As soon as I got off of the van at the event, my scooter stopped working. I couldn’t believe it! People were really nice about helping me get around, but I felt stuck. I had taken my scooter so that I could be independent and here I was, more dependent because I needed a push everywhere I went! I had to be pushed over to the bathroom and to the next person to talk with, and it brought up a lot of old feelings. And you know how people meander, so there would be times that I was pushed over to a group of people and then soon, they would all move on and unintentionally leave me sitting alone.
As people helped me, however, it brought up opportunities for rewarding conversations. I had a great conversation with a mother who shared that she had two kids with special needs who had passed away several years before, and that conversation probably never would have taken place if I could have gone wherever I wanted with my scooter. I had to really take my thoughts captive that day because I was tempted to feel sorry for myself and think, “If my scooter would be working, I could be doing all of the things I had planned to do!” Throughout the day, I continuously practiced putting those thoughts aside.

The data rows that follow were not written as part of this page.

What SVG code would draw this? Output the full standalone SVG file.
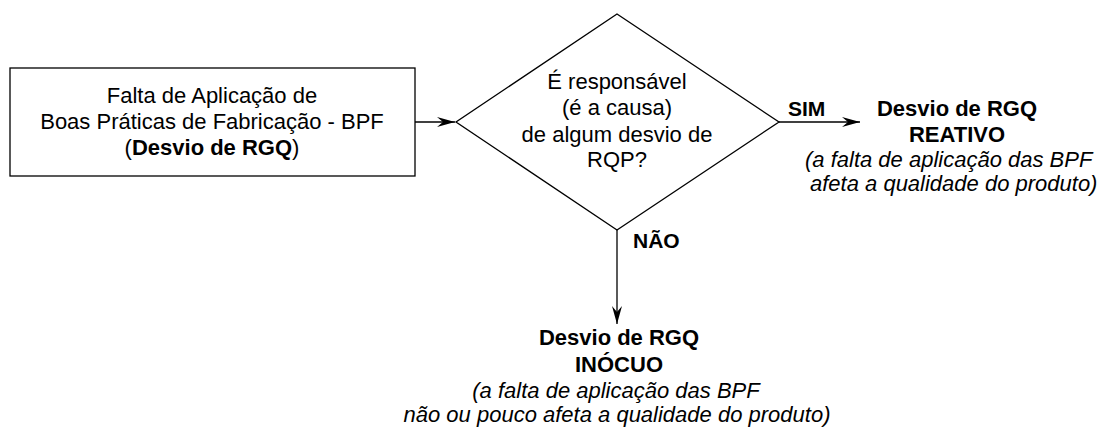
<svg xmlns="http://www.w3.org/2000/svg" width="1097" height="430" viewBox="0 0 1097 430">
<style>
text{font-family:"Liberation Sans",Arial,sans-serif;font-size:22px;fill:#000}
.b{font-weight:bold}
.i{font-style:italic}
.lbl{font-weight:bold;font-size:21px}
.shape{fill:#fff;stroke:#000;stroke-width:1.3}
.conn{fill:none;stroke:#000;stroke-width:1.3}
</style>
<defs>
<marker id="ah" viewBox="-19 -6 20 12" refX="0" refY="0" markerWidth="20" markerHeight="12" markerUnits="userSpaceOnUse" orient="auto">
<path d="M0,0 L-18,-5 L-12,0 L-18,5 Z" fill="#000"/>
</marker>
</defs>
<rect width="1097" height="430" fill="#fff"/>
<g id="connectors">
<line class="conn" x1="415" y1="122" x2="455" y2="122" marker-end="url(#ah)"/>
<line class="conn" x1="779" y1="122" x2="860" y2="122" marker-end="url(#ah)"/>
<line class="conn" x1="617" y1="230" x2="617" y2="324" marker-end="url(#ah)"/>
<text class="lbl" x="788" y="116">SIM</text>
<text class="lbl" x="633" y="248">NÃO</text>
</g>
<g id="node-bpf">
<rect class="shape" x="10" y="68" width="405" height="108"/>
<text x="212" y="103" text-anchor="middle">Falta de Aplicação de</text>
<text x="212" y="129" text-anchor="middle">Boas Práticas de Fabricação - BPF</text>
<text x="212" y="155" text-anchor="middle">(<tspan class="b">Desvio de RGQ</tspan>)</text>
</g>
<g id="node-decision">
<polygon class="shape" points="617,14 779,122 617,230 456,122"/>
<text x="617" y="89" text-anchor="middle">É responsável</text>
<text x="617" y="115" text-anchor="middle">(é a causa)</text>
<text x="617" y="142" text-anchor="middle">de algum desvio de</text>
<text x="617" y="167" text-anchor="middle">RQP?</text>
</g>
<g id="node-reativo">
<text class="b" x="957" y="116" text-anchor="middle">Desvio de RGQ</text>
<text class="b" x="957" y="142" text-anchor="middle">REATIVO</text>
<text class="i" x="805" y="167">(a falta de aplicação das BPF</text>
<text class="i" x="810" y="191">afeta a qualidade do produto)</text>
</g>
<g id="node-inocuo">
<text class="b" x="619" y="345" text-anchor="middle">Desvio de RGQ</text>
<text class="b" x="619" y="372" text-anchor="middle">INÓCUO</text>
<text class="i" x="616" y="398" text-anchor="middle">(a falta de aplicação das BPF</text>
<text class="i" x="617" y="422" text-anchor="middle">não ou pouco afeta a qualidade do produto)</text>
</g>
</svg>
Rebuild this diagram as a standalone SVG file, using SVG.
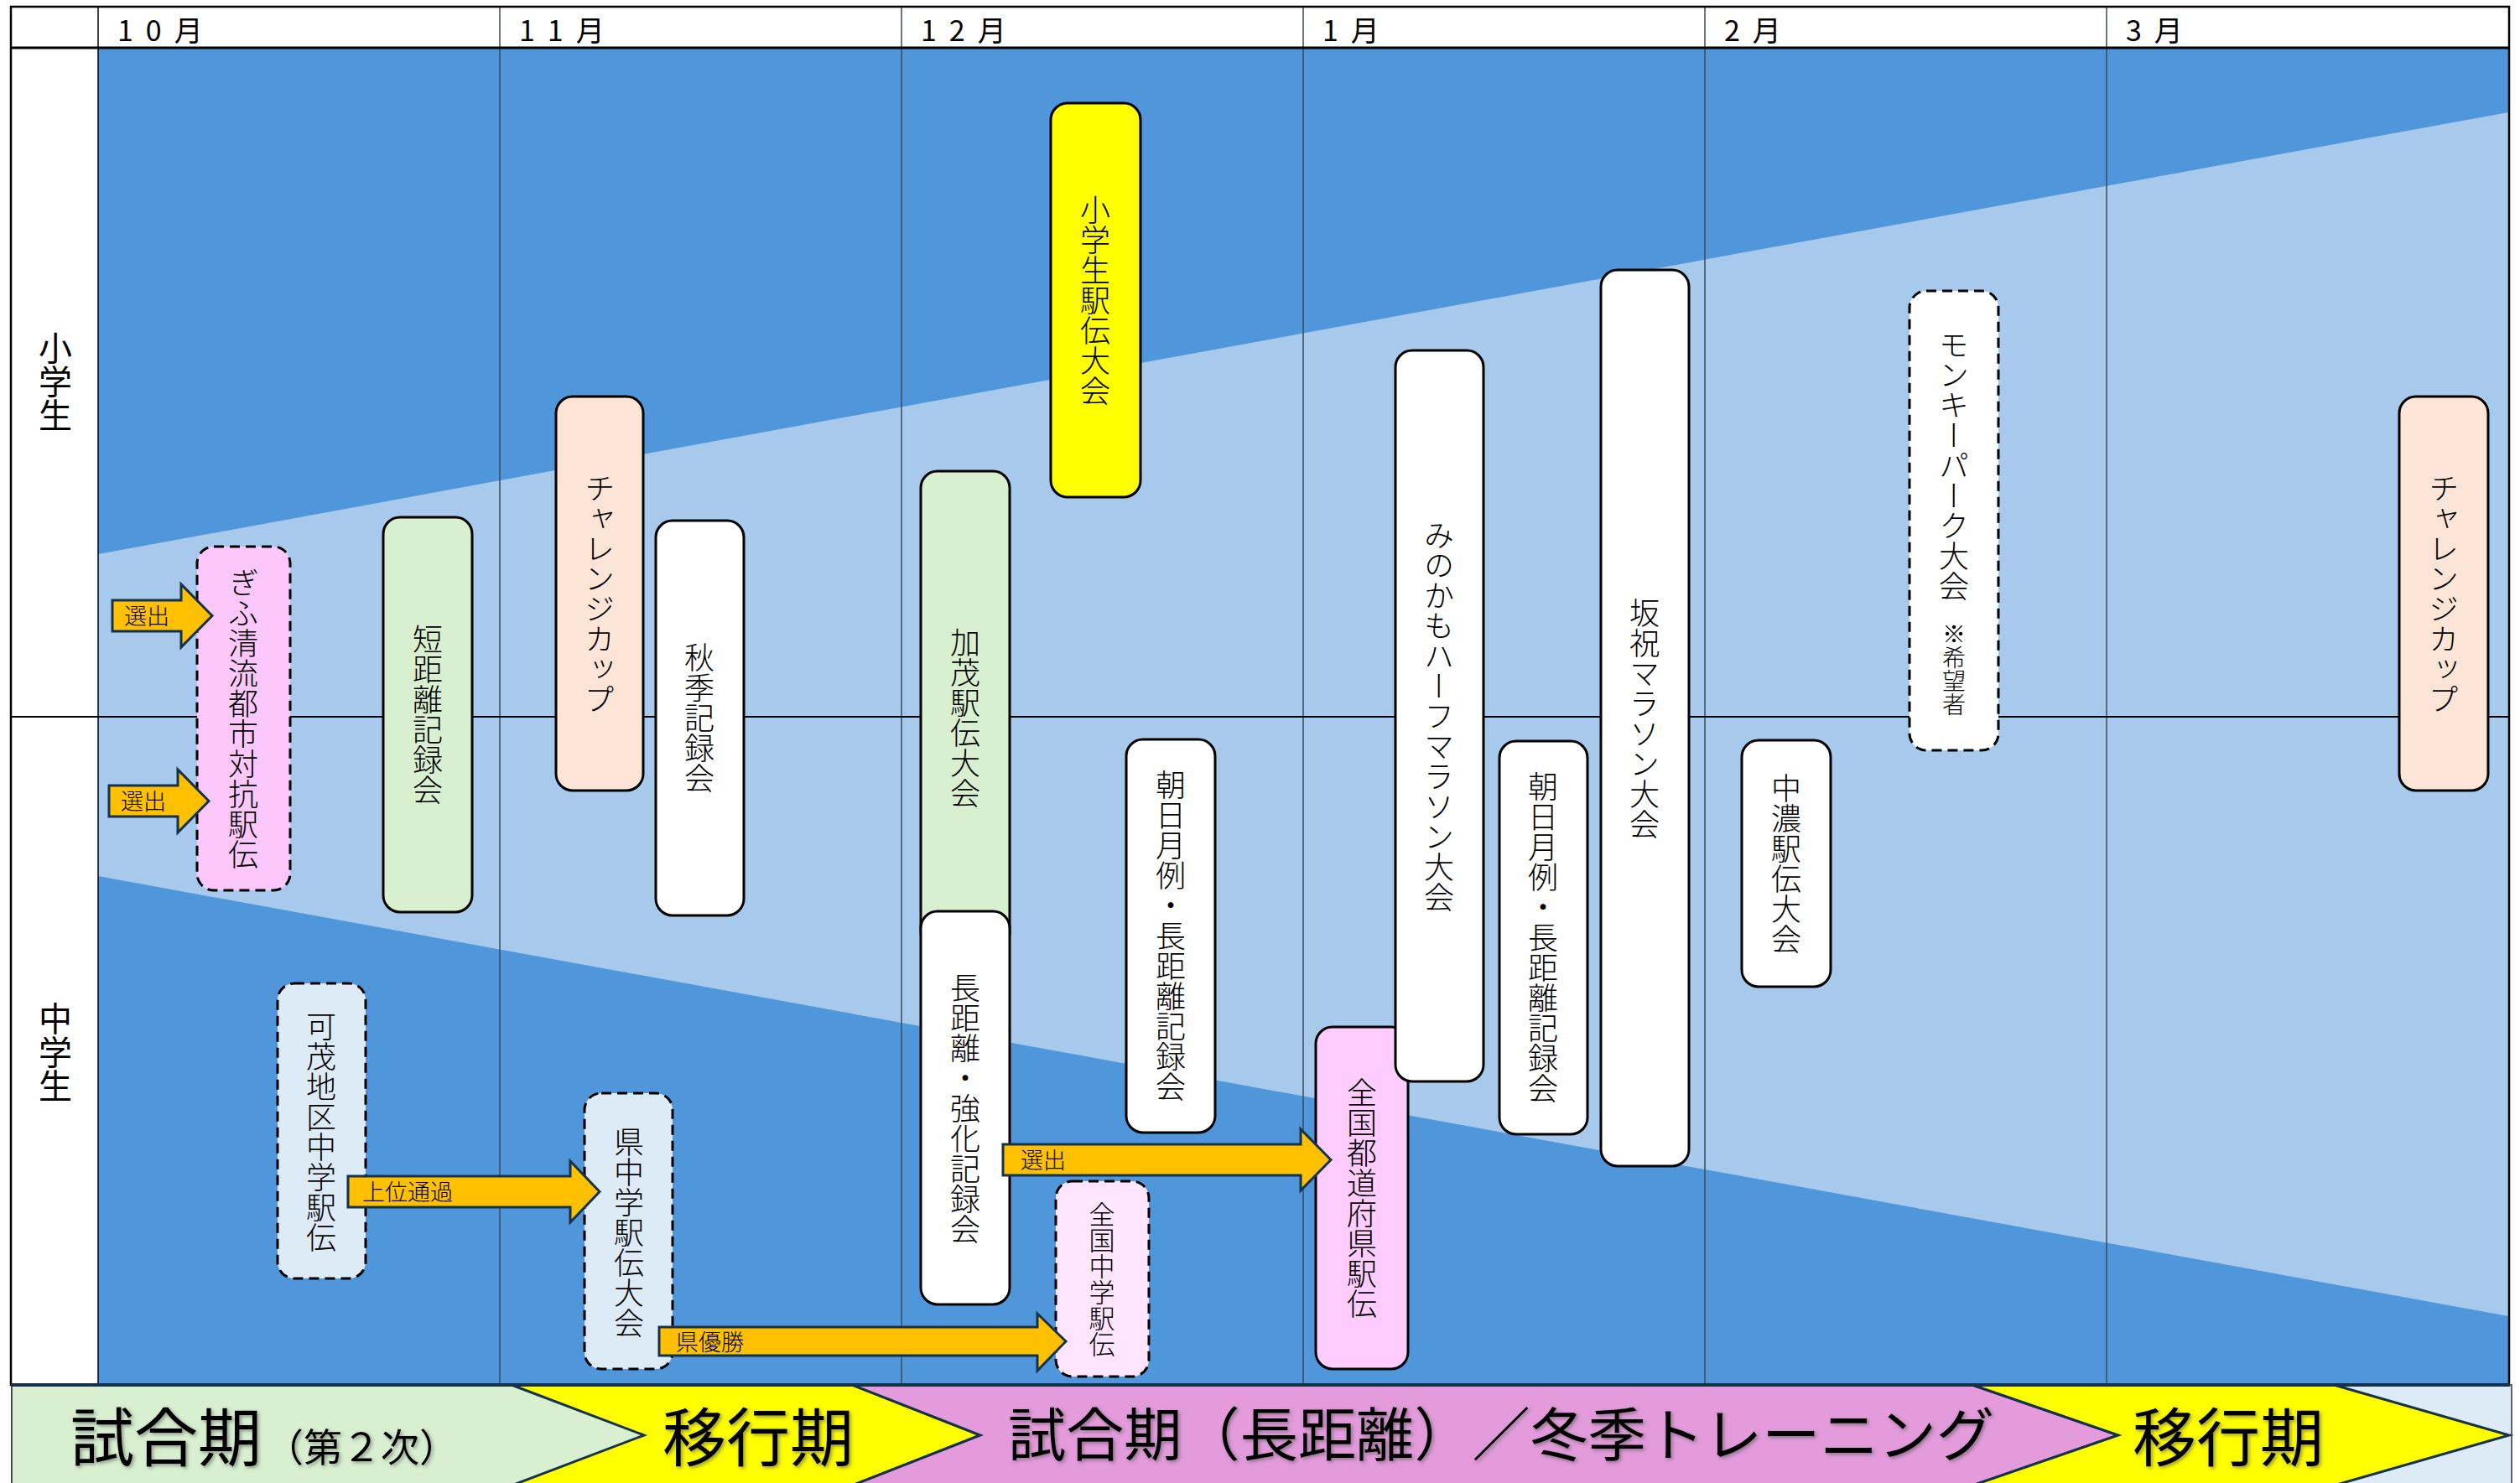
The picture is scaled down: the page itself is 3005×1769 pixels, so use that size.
<svg xmlns="http://www.w3.org/2000/svg" width="3005" height="1769" viewBox="0 0 3005 1769">
<style>
.v{font-family:"Noto Sans CJK JP","Noto Sans CJK SC",sans-serif;font-size:36px;font-weight:300;writing-mode:vertical-rl;text-anchor:middle;fill:#000}
.m{font-family:"Noto Sans CJK JP",sans-serif;font-size:34px;letter-spacing:15px;fill:#000}
.al{font-family:"Noto Sans CJK JP",sans-serif;font-size:27px;font-weight:300;fill:#000}
.band{font-family:"Noto Sans CJK JP",sans-serif;fill:#000}
.box{stroke:#000;stroke-width:3}
.dash{stroke:#000;stroke-width:3;stroke-dasharray:12 7}
.arrow{fill:#FFC000;stroke:#15324A;stroke-width:3;stroke-linejoin:miter}
.col{stroke:#3a4a5a;stroke-width:1.5}
.chev{stroke:#15324A;stroke-width:3}
</style>
<defs>
<filter id="sh" x="-5%" y="-20%" width="110%" height="140%">
<feDropShadow dx="2" dy="2" stdDeviation="2" flood-color="#555" flood-opacity="0.6"/>
</filter>
</defs>
<rect x="0" y="0" width="3005" height="1769" fill="#fff"/>
<g id="background">
<rect x="117" y="57" width="2875" height="1595" fill="#5096DA"/>
<polygon points="117,661 2991,134 2991,1570 117,1045" fill="#A7C9EB"/>
<line class="col" x1="596" y1="8" x2="596" y2="1652"/>
<line class="col" x1="1075" y1="8" x2="1075" y2="1652"/>
<line class="col" x1="1554" y1="8" x2="1554" y2="1652"/>
<line class="col" x1="2033" y1="8" x2="2033" y2="1652"/>
<line class="col" x1="2512" y1="8" x2="2512" y2="1652"/>
<line x1="117" y1="8" x2="117" y2="1652" stroke="#000" stroke-width="1.5"/>
<line x1="13" y1="855" x2="2992" y2="855" stroke="#000" stroke-width="2"/>
<line x1="13" y1="57" x2="2992" y2="57" stroke="#000" stroke-width="3"/>
<rect x="13" y="8" width="2979" height="1644" fill="none" stroke="#000" stroke-width="2.5"/>
</g>
<g id="header">
<text class="m" x="140" y="49">10月</text>
<text class="m" x="619" y="49">11月</text>
<text class="m" x="1098" y="49">12月</text>
<text class="m" x="1577" y="49">1月</text>
<text class="m" x="2056" y="49">2月</text>
<text class="m" x="2535" y="49">3月</text>
<text class="v" x="66" y="455" style="font-size:40px;font-weight:400">小学生</text>
<text class="v" x="66" y="1255" style="font-size:40px;font-weight:400">中学生</text>
</g>
<g id="band">
<rect x="14" y="1652" width="2981" height="120" fill="#DDEBF7" stroke="#333" stroke-width="1.5"/>
<path d="M14,1652 H610 L768,1712 L610,1772 H14 Z" fill="#D8F0D0"/>
<path class="chev" d="M610,1652 H1016 L1169,1712 L1016,1772 H610 L768,1712 Z" fill="#FFFF00"/>
<path class="chev" d="M1016,1652 H2352 L2526,1712 L2352,1772 H1016 L1169,1712 Z" fill="#E39BDB"/>
<path class="chev" d="M2352,1652 H2783 L2992,1712 L2783,1772 H2352 L2526,1712 Z" fill="#FFFF00"/>
<line x1="13" y1="1652" x2="2993" y2="1652" stroke="#15324A" stroke-width="4"/>
<line x1="14" y1="1652" x2="14" y2="1769" stroke="#333" stroke-width="1.5"/>
<g filter="url(#sh)">
<text class="band" x="84" y="1743" style="font-size:76px">試合期<tspan style="font-size:46px" dx="4">（第２次）</tspan></text>
<text class="band" x="904" y="1743" text-anchor="middle" style="font-size:76px">移行期</text>
<text class="band" x="1202" y="1737" style="font-size:69px" textLength="1176" lengthAdjust="spacingAndGlyphs">試合期（長距離）／冬季トレーニング</text>
<text class="band" x="2657" y="1743" text-anchor="middle" style="font-size:76px">移行期</text>
</g>
</g>
<g id="n-gifu"><rect class="dash" x="235" y="652" width="111" height="410" rx="20" fill="#FCC8FC"/><text class="v" x="290" y="857">ぎふ清流都市対抗駅伝</text></g>
<g id="n-tankyori"><rect class="box" x="457" y="617" width="106" height="471" rx="20" fill="#D8F0D0"/><text class="v" x="510" y="852">短距離記録会</text></g>
<g id="n-challenge11"><rect class="box" x="663" y="473" width="104" height="470" rx="20" fill="#FCE4D6"/><text class="v" x="715" y="708">チャレンジカップ</text></g>
<g id="n-shuki"><rect class="box" x="782" y="621" width="105" height="471" rx="20" fill="#FFFFFF"/><text class="v" x="834" y="856">秋季記録会</text></g>
<g id="n-kamo"><rect class="box" x="1098" y="562" width="106" height="570" rx="20" fill="#D8F0D0"/><text class="v" x="1151" y="856">加茂駅伝大会</text></g>
<g id="n-chokyori"><rect class="box" x="1098" y="1087" width="106" height="469" rx="20" fill="#FFFFFF"/><text class="v" x="1151" y="1322">長距離・強化記録会</text></g>
<g id="n-shogaku"><rect class="box" x="1253" y="123" width="107" height="470" rx="20" fill="#FFFF00"/><text class="v" x="1306" y="358">小学生駅伝大会</text></g>
<g id="n-asahi12"><rect class="box" x="1343" y="882" width="106" height="469" rx="20" fill="#FFFFFF"/><text class="v" x="1396" y="1116">朝日月例・長距離記録会</text></g>
<g id="n-zenchu"><rect class="dash" x="1259" y="1409" width="111" height="233" rx="20" fill="#FFE5FF"/><text class="v" x="1314" y="1526" style="font-size:31px">全国中学駅伝</text></g>
<g id="n-zenkoku"><rect class="box" x="1569" y="1225" width="110" height="408" rx="20" fill="#FFCCFF"/><text class="v" x="1624" y="1429">全国都道府県駅伝</text></g>
<g id="n-minokamo"><rect class="box" x="1664" y="418" width="105" height="872" rx="20" fill="#FFFFFF"/><text class="v" x="1716" y="854">みのかもハーフマラソン大会</text></g>
<g id="n-asahi1"><rect class="box" x="1788" y="884" width="105" height="469" rx="20" fill="#FFFFFF"/><text class="v" x="1840" y="1118">朝日月例・長距離記録会</text></g>
<g id="n-sakahogi"><rect class="box" x="1909" y="322" width="105" height="1069" rx="20" fill="#FFFFFF"/><text class="v" x="1961" y="857">坂祝マラソン大会</text></g>
<g id="n-chuno"><rect class="box" x="2077" y="883" width="106" height="294" rx="20" fill="#FFFFFF"/><text class="v" x="2130" y="1030">中濃駅伝大会</text></g>
<g id="n-monkey"><rect class="dash" x="2277" y="347" width="106" height="548" rx="20" fill="#FFFFFF"/><text class="v" x="2330" y="393" style="text-anchor:start">モンキーパーク大会</text><text class="v" x="2330" y="742" style="text-anchor:start;font-size:28px">※希望者</text></g>
<g id="n-kamochiku"><rect class="dash" x="331" y="1173" width="105" height="352" rx="20" fill="#DDEBF7"/><text class="v" x="383" y="1350">可茂地区中学駅伝</text></g>
<g id="n-kenchu"><rect class="dash" x="697" y="1304" width="105" height="329" rx="20" fill="#DDEBF7"/><text class="v" x="750" y="1470">県中学駅伝大会</text></g>
<g id="n-challenge3"><rect class="box" x="2861" y="473" width="106" height="470" rx="20" fill="#FCE4D6"/><text class="v" x="2914" y="708">チャレンジカップ</text></g>
<g id="connectors">
<path class="arrow" d="M134,716 H216 V697 L253,734.5 L216,772 V753 H134 Z"/>
<text class="al" x="148" y="745">選出</text>
<path class="arrow" d="M130,937 H212 V918 L249,955.5 L212,993 V974 H130 Z"/>
<text class="al" x="144" y="966">選出</text>
<path class="arrow" d="M415,1403 H680 V1385 L715,1421.5 L680,1458 V1440 H415 Z"/>
<text class="al" x="432" y="1432">上位通過</text>
<path class="arrow" d="M786,1583 H1237 V1567 L1271,1600 L1237,1635 V1617 H786 Z"/>
<text class="al" x="806" y="1611">県優勝</text>
<path class="arrow" d="M1196,1365 H1551 V1347 L1587,1383.5 L1551,1420 V1402 H1196 Z"/>
<text class="al" x="1217" y="1394">選出</text>
</g>
</svg>
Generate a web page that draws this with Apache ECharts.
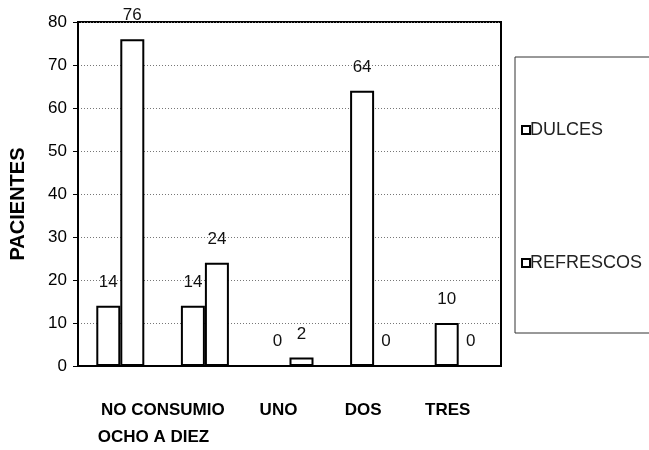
<!DOCTYPE html>
<html>
<head>
<meta charset="utf-8">
<script src="https://cdn.jsdelivr.net/npm/echarts@6/dist/echarts.min.js"></script>
<style>
  html, body { margin: 0; padding: 0; background: #fff; }
  #chart { width: 649px; height: 450px; }
</style>
</head>
<body>
<div id="chart"></div>
<script>
// datos
const categorias = ['NO CONSUMIO', 'OCHO A DIEZ', 'UNO', 'DOS', 'TRES'];
const dulces = [14, 14, 0, 64, 10];
const refrescos = [76, 24, 2, 0, 0];
const ticksY = [0, 10, 20, 30, 40, 50, 60, 70, 80];

const fuente = 'Liberation Sans';

const chart = echarts.init(document.getElementById('chart'));

const etiqueta = {
  show: true,
  position: 'top',
  distance: 15,
  color: '#111',
  fontSize: 17,
  fontFamily: fuente
};

const estiloBarra = {
  color: '#fff',
  borderColor: '#000',
  borderWidth: 2
};

const textoEje = { fontSize: 17, fontWeight: 'bold', color: '#000', fontFamily: fuente };

const option = {
  animation: false,
  backgroundColor: '#fff',
  grid: {
    left: 74,
    right: 148,
    top: 22,
    bottom: 84,
    show: true,
    borderColor: '#000',
    borderWidth: 2
  },
  legend: {
    orient: 'vertical',
    left: 515,
    top: 57,
    padding: [64, 40, 61, 6],
    itemGap: 115,
    itemWidth: 8,
    itemHeight: 8,
    borderColor: '#333',
    borderWidth: 1,
    icon: 'rect',
    itemStyle: { borderWidth: 2 },
    textStyle: { fontSize: 18, color: '#222', fontFamily: fuente, padding: [0, 0, 0, -5] },
    data: ['DULCES', 'REFRESCOS']
  },
  xAxis: {
    type: 'category',
    data: categorias,
    axisLine: { show: true, lineStyle: { color: '#000', width: 2 } },
    axisTick: { show: false },
    axisLabel: {
      interval: 0,
      margin: 36,
      formatter: function (v, i) {
        if (i === 0) return '{a|' + v + '}';
        if (i === 1) return '{b|' + v + '}';
        return '{c|' + v + '}';
      },
      rich: {
        a: Object.assign({ padding: [0, 0, 0, 85] }, textoEje),
        b: Object.assign({ padding: [27, 103, 0, 0] }, textoEje),
        c: Object.assign({ padding: [0, 22, 0, 0] }, textoEje)
      }
    }
  },
  yAxis: {
    type: 'value',
    min: ticksY[0],
    max: ticksY[ticksY.length - 1],
    interval: 10,
    name: 'PACIENTES',
    nameLocation: 'middle',
    nameGap: 50,
    nameTextStyle: { fontSize: 20, fontWeight: 'bold', color: '#000', fontFamily: fuente, padding: [0, 20, 0, 0] },
    axisLine: { show: true, lineStyle: { color: '#000', width: 2 } },
    axisTick: { show: true, length: 5, lineStyle: { color: '#000' } },
    axisLabel: { fontSize: 17, color: '#000', margin: 11, fontFamily: fuente },
    splitLine: { show: true, lineStyle: { color: '#777', type: [1, 2], width: 1 } }
  },
  series: [
    {
      name: 'DULCES',
      type: 'bar',
      barWidth: 24,
      barGap: '0%',
      itemStyle: estiloBarra,
      label: etiqueta,
      data: dulces
    },
    {
      name: 'REFRESCOS',
      type: 'bar',
      barWidth: 24,
      barGap: '0%',
      itemStyle: estiloBarra,
      label: etiqueta,
      data: refrescos
    }
  ]
};

chart.setOption(option);

window.addEventListener('resize', function () {
  chart.resize();
});
</script>
</body>
</html>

At the end of the day, one guy push me over to my friend, Mary Ann. Later she said, “You didn’t see the smile on his face when he was pushing you.” I thought about that and realized that when I try to be so independent, I may be robbing other people of the joy of connecting through helping me.
That night, I read Psalm 84:10, “Better is one day in your courts than a thousand elsewhere; I would rather be a doorkeeper in the house of my God than dwell in the tents of the wicked.”
As I read it, I thought, “Yes, I would rather be exactly where God wants me to be than anywhere else!”